Fortunately, Wells Fargo—a diversified financial services firm serving consumers, small businesses, and commercial customers—was in a good position to ride out the coming economic upheaval. The bank was one of the market’s best-capitalized companies before the crisis began, and because of its steadfast focus on its customers, it was fortunate enough to have largely avoided the high-risk business activities that plagued many of its peers. This combination, plus the arrival of a surge of new customers looking for a safe haven for their investments, put Wells Fargo in a strong position as the market tumbled.
So when the federal government signaled concerns about the viability of Wachovia Bank in October 2008, Wells Fargo was prepared to save the troubled institution from collapse. This opportunity nearly doubled Wells Fargo’s size and market share—adding 20 million customers, US$812 billion in assets, US$448 billion in deposits, and 120,000 employees—in an acquisition that would prove to be the biggest in U.S. banking history.
Throughout the process, the collection, combination, and analysis of enterprise data played a significant role in the merger. And because Oracle software was a key part of the enterprise computing footprint of both companies, that data was accurate and available when executives needed it—both before and after the completion of the merger. The results for Wells Fargo 18 months later: increased stability and deposits, new customers and markets, and a business that ranks at the top of surveys about service and technology innovation.
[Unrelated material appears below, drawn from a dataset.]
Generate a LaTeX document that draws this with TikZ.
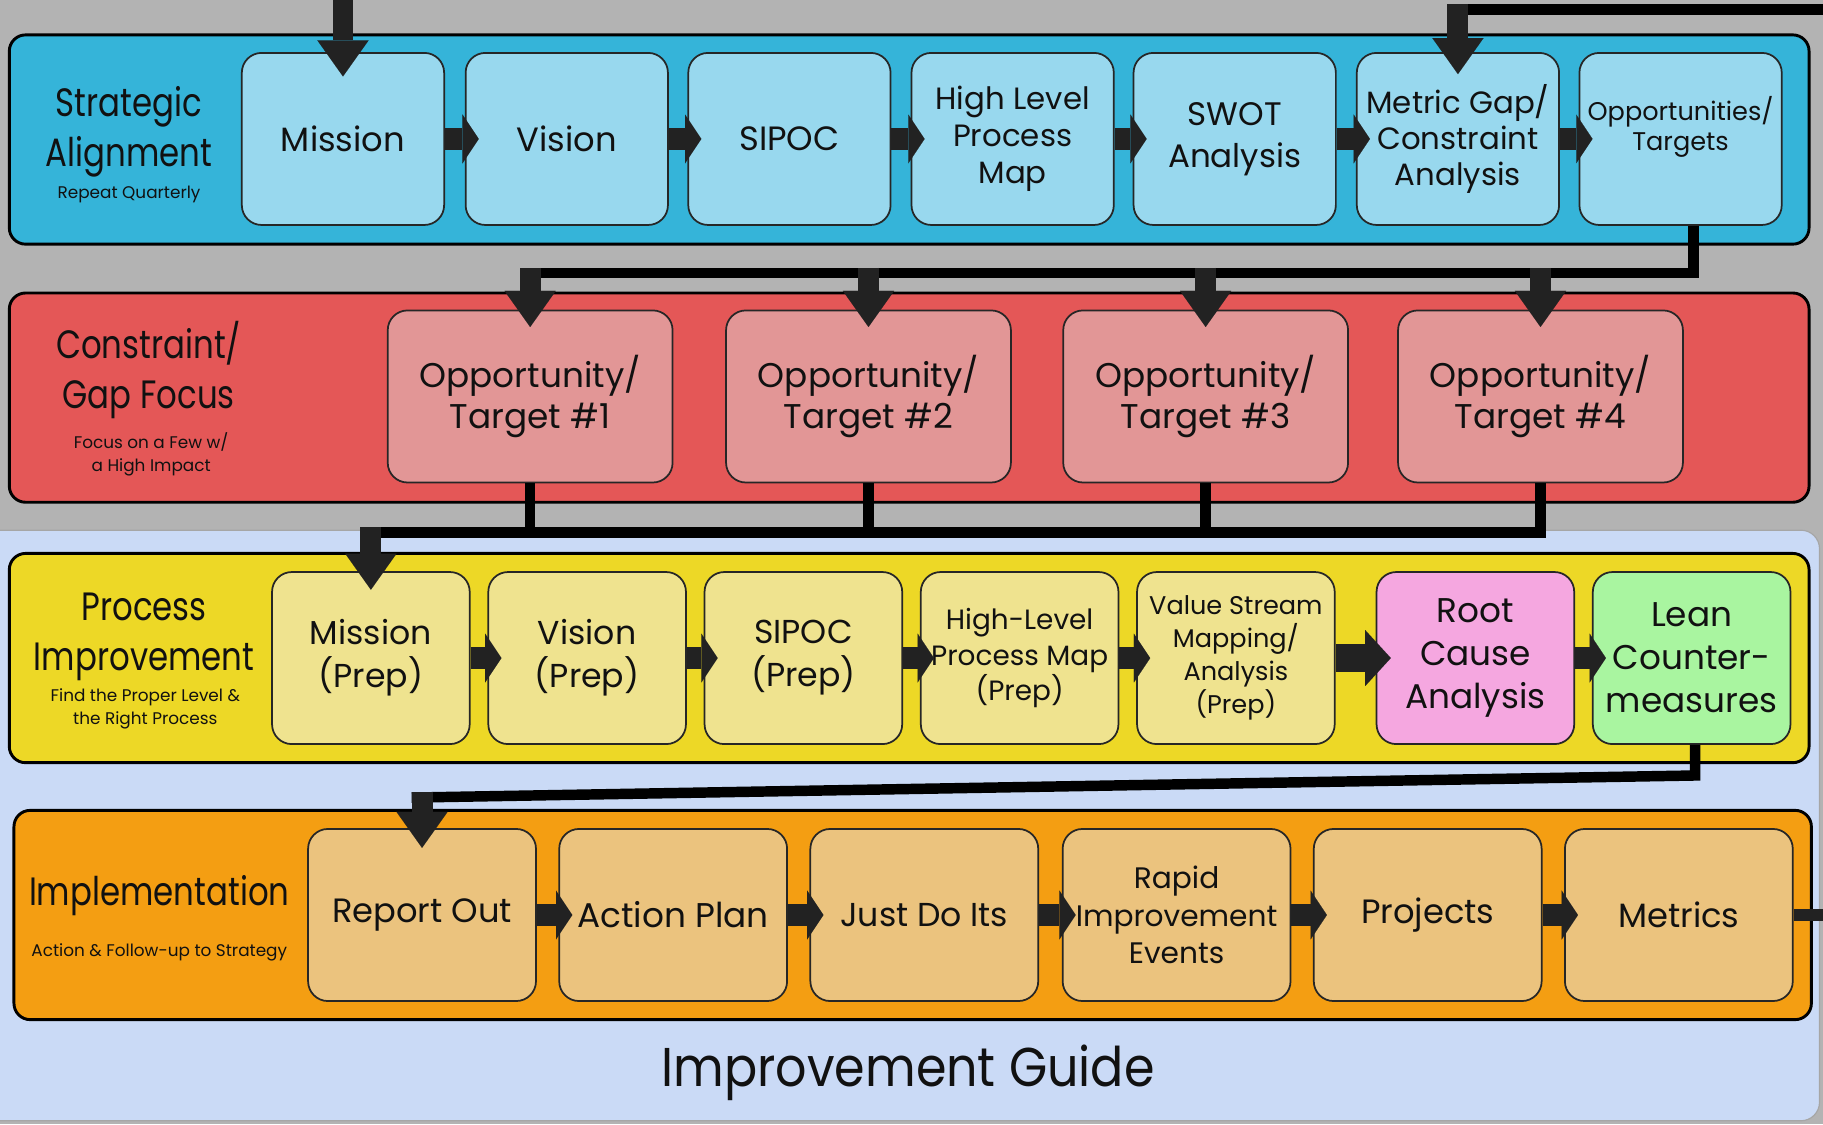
\documentclass[tikz,border=0pt]{standalone}
\usepackage{fontspec}
\setmainfont{Poppins}
\newfontfamily\labfont{Poppins}[FakeStretch=0.82]
\newfontfamily\titfont{Poppins}[FakeStretch=0.9]
\usetikzlibrary{arrows.meta,calc}
\definecolor{bggray}{HTML}{B3B3B3}
\definecolor{bgblue}{HTML}{CADAF6}
\definecolor{cyanband}{HTML}{35B4D9}
\definecolor{cyanbox}{HTML}{98D8EE}
\definecolor{redband}{HTML}{E45757}
\definecolor{redbox}{HTML}{E29696}
\definecolor{yelband}{HTML}{EDD826}
\definecolor{yelbox}{HTML}{EFE38F}
\definecolor{pinkbox}{HTML}{F5A7E0}
\definecolor{greenbox}{HTML}{A9F5A0}
\definecolor{orgband}{HTML}{F49E12}
\definecolor{orgbox}{HTML}{EBC37E}
\definecolor{arrc}{HTML}{222222}
\definecolor{txt}{HTML}{111111}
\newcommand\fsz[2]{\fontsize{#1}{#2}\selectfont}
\begin{document}
\begin{tikzpicture}[x=1pt,y=-1pt,
 band/.style={draw=black, line width=2.5pt, rounded corners=14pt, minimum width=1548pt, minimum height=180pt, inner sep=0pt},
 box/.style={draw=black!85, line width=1.5pt, rounded corners=17pt, minimum height=148pt, inner sep=0pt, align=center, text=txt},
 b1/.style={box, fill=cyanbox, minimum width=174pt},
 b2/.style={box, fill=redbox, minimum width=245pt},
 b3/.style={box, fill=yelbox, minimum width=170pt},
 b4/.style={box, fill=orgbox, minimum width=196pt},
 harr/.style={draw=arrc, line width=19pt, -{Triangle[length=14pt,width=42pt,line width=0.01pt]}},
 harrbig/.style={draw=arrc, line width=24pt, -{Triangle[length=22pt,width=48pt,line width=0.01pt]}},
 varr/.style={draw=arrc, line width=18pt, -{Triangle[length=31pt,width=44pt,line width=0.01pt]}},
 bus/.style={draw=black, line width=9pt, line join=miter},
 lab/.style={align=center, text=txt, inner sep=0pt, font={\labfont\fsz{34}{43}}},
 sublab/.style={align=center, text=txt, inner sep=0pt, font={\fsz{14.5}{20}}},
]
\useasboundingbox (0,0) rectangle (1568,967);
\fill[bggray] (0,0) rectangle (1568,967);
\path[fill=bgblue, draw=black!35, line width=1pt, rounded corners=16pt] (-20,456) -- (1565,456) -- (1565,964) -- (-20,964) -- cycle;

% bands
\node[band, fill=cyanband] (band1) at (782,120) {};
\node[band, fill=redband] (band2) at (782,342) {};
\node[band, fill=yelband] (band3) at (782,566) {};
\node[band, fill=orgband, minimum width=1546pt] (band4) at (785,787) {};

% band labels
\node[lab] (l1) at (111,113) {Strategic\\Alignment};
\node[sublab] (l1s) at (111,167) {Repeat Quarterly};
\node[lab] (l2) at (128,318) {Constraint/\\Gap Focus};
\node[sublab] (l2s) at (130,391) {Focus on a Few w/\\a High Impact};
\node[lab] (l3) at (124,548) {Process\\Improvement};
\node[sublab] (l3s) at (125,610) {Find the Proper Level \&\\the Right Process};
\node[lab] (l4) at (137,770) {Implementation};
\node[sublab] (l4s) at (137,819) {Action \& Follow-up to Strategy};

% row 1
\node[b1, font={\fsz{29}{34}}] (m1) at (295,119.5) {Mission};
\node[b1, font={\fsz{29}{34}}] (m2) at (487.5,119.5) {Vision};
\node[b1, font={\fsz{29}{34}}] (m3) at (679,119.5) {SIPOC};
\node[b1, font={\fsz{26.5}{32}}] (m4) at (871,119.5) {High Level\\Process\\Map};
\node[b1, font={\fsz{28}{36}}] (m5) at (1062,119.5) {SWOT\\Analysis};
\node[b1, font={\fsz{26.5}{31}}] (m6) at (1254,119.5) {Metric Gap/\\Constraint\\Analysis};
\node[b1, font={\fsz{22}{26}}] (m7) at (1445.5,119.5) {Opportunities/\\Targets\\\mbox{}};

% row 2
\node[b2, font={\fsz{29.5}{36}}] (p1) at (456,341) {Opportunity/\\Target \#1};
\node[b2, font={\fsz{29.5}{36}}] (p2) at (747,341) {Opportunity/\\Target \#2};
\node[b2, font={\fsz{29.5}{36}}] (p3) at (1037,341) {Opportunity/\\Target \#3};
\node[b2, font={\fsz{29.5}{36}}] (p4) at (1325,341) {Opportunity/\\Target \#4};

% row 3
\node[b3, font={\fsz{28.5}{37}}] (q1) at (319,566) {Mission\\(Prep)};
\node[b3, font={\fsz{28.5}{37}}] (q2) at (505,566) {Vision\\(Prep)};
\node[b3, font={\fsz{28.5}{37}}] (q3) at (691,566) {SIPOC\\(Prep)};
\node[b3, font={\fsz{24}{30.5}}] (q4) at (877,566) {High-Level\\Process Map\\(Prep)};
\node[b3, font={\fsz{22}{28.5}}] (q5) at (1063,566) {Value Stream\\Mapping/\\Analysis\\(Prep)};
\node[b3, fill=pinkbox, font={\fsz{29.5}{37}}] (q6) at (1269,566) {Root\\Cause\\Analysis};
\node[b3, fill=greenbox, font={\fsz{29.5}{37}}] (q7) at (1455,566) {Lean\\Counter-\\measures};

% row 4
\node[b4, font={\fsz{29}{34}}] (r1) at (363,787) {Report Out};
\node[b4, font={\fsz{29.5}{34}}] (r2) at (579,787) {Action Plan};
\node[b4, font={\fsz{28.5}{34}}] (r3) at (795,787) {Just Do Its};
\node[b4, font={\fsz{25.5}{32.5}}] (r4) at (1012,787) {Rapid\\Improvement\\Events};
\node[b4, font={\fsz{29}{34}}] (r5) at (1228,787) {Projects};
\node[b4, font={\fsz{29}{34}}] (r6) at (1444,787) {Metrics};

% title
\node[align=center, text=txt, inner sep=0pt, font={\titfont\fsz{47}{52}}] (title) at (781,923) {Improvement Guide};

% horizontal arrows
\foreach \a/\b in {m1/m2,m2/m3,m3/m4,m4/m5,m5/m6,m6/m7,q1/q2,q2/q3,q3/q4,q4/q5,q6/q7,r1/r2,r2/r3,r3/r4,r4/r5,r5/r6}
  \draw[harr] (\a.east) -- ([xshift=12pt]\b.west);
\draw[harrbig] (q5.east) -- ([xshift=13pt]q6.west);

% connectors
\coordinate (topin) at (295,-2);
\draw[varr] (m1.north |- topin) -- ([yshift=-21pt]m1.north);

\coordinate (topR) at (1575,8);
\draw[bus] (topR) -- ([xshift=-8.5pt]m6.north |- topR);
\draw[varr] ([yshift=4.5pt]m6.north |- topR) -- ([yshift=-19pt]m6.north);

\coordinate (bus1) at (0,235);
\draw[bus] ([xshift=11pt]m7.south) |- ([xshift=-9pt]p1.north |- bus1);
\foreach \p in {p1,p2,p3,p4}
  \draw[varr] ([yshift=4.5pt]\p.north |- bus1) -- ([yshift=-15pt]\p.north);

\coordinate (bus2) at (0,458);
\foreach \p in {p1,p2,p3,p4}
  \draw[bus] (\p.south) -- (\p.south |- bus2);
\draw[bus, line cap=rect] ([xshift=-5pt]q1.north |- bus2) -- (p4.south |- bus2);
\draw[varr] ([yshift=4.5pt]q1.north |- bus2) -- ([yshift=-16pt]q1.north);

\coordinate (b3a) at (1458,667);
\coordinate (b3b) at (354,686);
\draw[bus] ([xshift=3pt]q7.south) -- (b3a) -- (b3b);
\draw[varr] ([yshift=4.5pt]r1.north |- b3b) -- ([yshift=-17pt]r1.north);

\coordinate (outR) at (1575,786);
\draw[draw=arrc, line width=10pt] (r6.east) -- (r6.east -| outR);
\end{tikzpicture}
\end{document}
Running the Gauntlet Two months into the economic upheaval of 2008, Wachovia was in dire straits. Damaged by the same toxic securities that felled Fannie Mae and Freddie Mac, the bank faced a crisis of confidence as other institutions in the sector began to fail. Capital began to flee Wachovia for what investors believed to be safer harbors, and government regulators began to assess the health of Wachovia’s assets—and help devise a strategy that would keep the bank afloat.
The Federal Deposit Insurance Corporation (FDIC), which guarantees the safety of customer deposits, encouraged a merger of Wachovia with a healthier bank. Initially, one of Wells Fargo’s main competitors offered to acquire Wachovia if the government would assume some of the belabored bank’s debt. While that deal was being reviewed by stockholders and regulators, Wells Fargo executives decided to initiate their own offer for Wachovia. But they knew that time was short and that the offer had to make good business sense to be successful.
“That’s what kicked off that frantic, fun-filled 72-hour stretch without sleep,” recalls Atkins. “Basically, we had less than a weekend to put a price on what has turned out to be the largest acquisition in banking history. That’s unheard of.”
In the process of assessing the deal, members of Atkins’ team had to review data from both organizations to get an idea of how the merged companies would operate. For example, analysts compared data from Wachovia’s and Wells Fargo’s retail branches—information about loans, deposits, earnings, revenue, sales statistics, and more. The same analysis was applied to data taken from Wachovia’s and Wells Fargo’s commercial banking, wealth management, and other businesses, which was then combined to create a snapshot of what different business units would look like if the acquisition was completed.